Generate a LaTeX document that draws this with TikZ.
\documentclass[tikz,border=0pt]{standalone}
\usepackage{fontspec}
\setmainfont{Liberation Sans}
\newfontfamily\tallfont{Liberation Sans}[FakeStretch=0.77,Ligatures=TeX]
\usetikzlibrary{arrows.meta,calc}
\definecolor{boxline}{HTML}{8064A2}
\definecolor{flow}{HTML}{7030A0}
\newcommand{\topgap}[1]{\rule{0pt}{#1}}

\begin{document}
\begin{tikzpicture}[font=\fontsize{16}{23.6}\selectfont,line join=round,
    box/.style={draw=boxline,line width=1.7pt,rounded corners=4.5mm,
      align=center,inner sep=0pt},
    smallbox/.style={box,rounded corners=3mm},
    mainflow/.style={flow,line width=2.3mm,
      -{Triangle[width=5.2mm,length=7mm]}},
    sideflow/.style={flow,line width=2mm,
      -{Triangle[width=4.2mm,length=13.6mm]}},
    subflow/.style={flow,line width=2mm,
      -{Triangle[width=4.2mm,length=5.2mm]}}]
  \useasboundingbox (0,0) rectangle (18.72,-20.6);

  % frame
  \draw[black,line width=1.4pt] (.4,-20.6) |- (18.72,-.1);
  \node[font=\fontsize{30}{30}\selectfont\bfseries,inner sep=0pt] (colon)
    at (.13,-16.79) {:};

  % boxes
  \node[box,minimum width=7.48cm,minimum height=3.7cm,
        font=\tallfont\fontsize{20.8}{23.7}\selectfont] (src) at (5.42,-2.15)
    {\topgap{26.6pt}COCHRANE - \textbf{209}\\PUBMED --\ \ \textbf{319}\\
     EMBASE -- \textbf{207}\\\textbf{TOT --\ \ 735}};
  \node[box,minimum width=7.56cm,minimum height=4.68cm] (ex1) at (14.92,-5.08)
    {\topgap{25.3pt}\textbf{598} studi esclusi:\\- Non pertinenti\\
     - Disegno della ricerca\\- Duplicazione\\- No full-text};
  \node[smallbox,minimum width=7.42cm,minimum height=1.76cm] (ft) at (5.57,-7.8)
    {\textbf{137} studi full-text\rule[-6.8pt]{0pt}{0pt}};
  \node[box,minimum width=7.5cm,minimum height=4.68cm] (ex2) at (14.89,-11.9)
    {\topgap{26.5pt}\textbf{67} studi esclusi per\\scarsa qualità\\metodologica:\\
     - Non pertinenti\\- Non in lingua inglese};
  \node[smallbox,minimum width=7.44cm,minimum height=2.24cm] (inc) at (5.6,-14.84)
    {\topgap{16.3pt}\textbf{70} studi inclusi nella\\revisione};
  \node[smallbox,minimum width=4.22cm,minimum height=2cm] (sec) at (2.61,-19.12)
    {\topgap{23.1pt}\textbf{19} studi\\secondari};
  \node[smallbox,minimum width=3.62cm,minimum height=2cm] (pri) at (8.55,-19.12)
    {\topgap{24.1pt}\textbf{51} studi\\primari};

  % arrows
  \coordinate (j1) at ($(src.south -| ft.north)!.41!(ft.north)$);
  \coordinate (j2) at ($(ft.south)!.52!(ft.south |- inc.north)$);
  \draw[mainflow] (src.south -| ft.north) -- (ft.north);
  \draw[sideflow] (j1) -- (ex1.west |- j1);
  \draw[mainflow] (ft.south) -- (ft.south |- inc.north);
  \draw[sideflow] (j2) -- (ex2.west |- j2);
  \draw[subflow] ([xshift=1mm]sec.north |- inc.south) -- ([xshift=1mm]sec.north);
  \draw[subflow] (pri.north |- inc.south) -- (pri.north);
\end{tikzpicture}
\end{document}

What you have to do: All of the data shown above must be copied exactly.

Complete response:
Generate a LaTeX document that draws this with TikZ.
\documentclass[tikz,border=0pt]{standalone}
\usepackage{fontspec}
\setmainfont{Liberation Sans}
\newfontfamily\tallfont{Liberation Sans}[FakeStretch=0.77,Ligatures=TeX]
\usetikzlibrary{arrows.meta,calc}
\definecolor{boxline}{HTML}{8064A2}
\definecolor{flow}{HTML}{7030A0}
\newcommand{\topgap}[1]{\rule{0pt}{#1}}

\begin{document}
\begin{tikzpicture}[font=\fontsize{16}{23.6}\selectfont,line join=round,
    box/.style={draw=boxline,line width=1.7pt,rounded corners=4.5mm,
      align=center,inner sep=0pt},
    smallbox/.style={box,rounded corners=3mm},
    mainflow/.style={flow,line width=2.3mm,
      -{Triangle[width=5.2mm,length=7mm]}},
    sideflow/.style={flow,line width=2mm,
      -{Triangle[width=4.2mm,length=13.6mm]}},
    subflow/.style={flow,line width=2mm,
      -{Triangle[width=4.2mm,length=5.2mm]}}]
  \useasboundingbox (0,0) rectangle (18.72,-20.6);

  % frame
  \draw[black,line width=1.4pt] (.4,-20.6) |- (18.72,-.1);
  \node[font=\fontsize{30}{30}\selectfont\bfseries,inner sep=0pt] (colon)
    at (.13,-16.79) {:};

  % boxes
  \node[box,minimum width=7.48cm,minimum height=3.7cm,
        font=\tallfont\fontsize{20.8}{23.7}\selectfont] (src) at (5.42,-2.15)
    {\topgap{26.6pt}COCHRANE - \textbf{209}\\PUBMED --\ \ \textbf{319}\\
     EMBASE -- \textbf{207}\\\textbf{TOT --\ \ 735}};
  \node[box,minimum width=7.56cm,minimum height=4.68cm] (ex1) at (14.92,-5.08)
    {\topgap{25.3pt}\textbf{598} studi esclusi:\\- Non pertinenti\\
     - Disegno della ricerca\\- Duplicazione\\- No full-text};
  \node[smallbox,minimum width=7.42cm,minimum height=1.76cm] (ft) at (5.57,-7.8)
    {\textbf{137} studi full-text\rule[-6.8pt]{0pt}{0pt}};
  \node[box,minimum width=7.5cm,minimum height=4.68cm] (ex2) at (14.89,-11.9)
    {\topgap{26.5pt}\textbf{67} studi esclusi per\\scarsa qualità\\metodologica:\\
     - Non pertinenti\\- Non in lingua inglese};
  \node[smallbox,minimum width=7.44cm,minimum height=2.24cm] (inc) at (5.6,-14.84)
    {\topgap{16.3pt}\textbf{70} studi inclusi nella\\revisione};
  \node[smallbox,minimum width=4.22cm,minimum height=2cm] (sec) at (2.61,-19.12)
    {\topgap{23.1pt}\textbf{19} studi\\secondari};
  \node[smallbox,minimum width=3.62cm,minimum height=2cm] (pri) at (8.55,-19.12)
    {\topgap{24.1pt}\textbf{51} studi\\primari};

  % arrows
  \coordinate (j1) at ($(src.south -| ft.north)!.41!(ft.north)$);
  \coordinate (j2) at ($(ft.south)!.52!(ft.south |- inc.north)$);
  \draw[mainflow] (src.south -| ft.north) -- (ft.north);
  \draw[sideflow] (j1) -- (ex1.west |- j1);
  \draw[mainflow] (ft.south) -- (ft.south |- inc.north);
  \draw[sideflow] (j2) -- (ex2.west |- j2);
  \draw[subflow] ([xshift=1mm]sec.north |- inc.south) -- ([xshift=1mm]sec.north);
  \draw[subflow] (pri.north |- inc.south) -- (pri.north);
\end{tikzpicture}
\end{document}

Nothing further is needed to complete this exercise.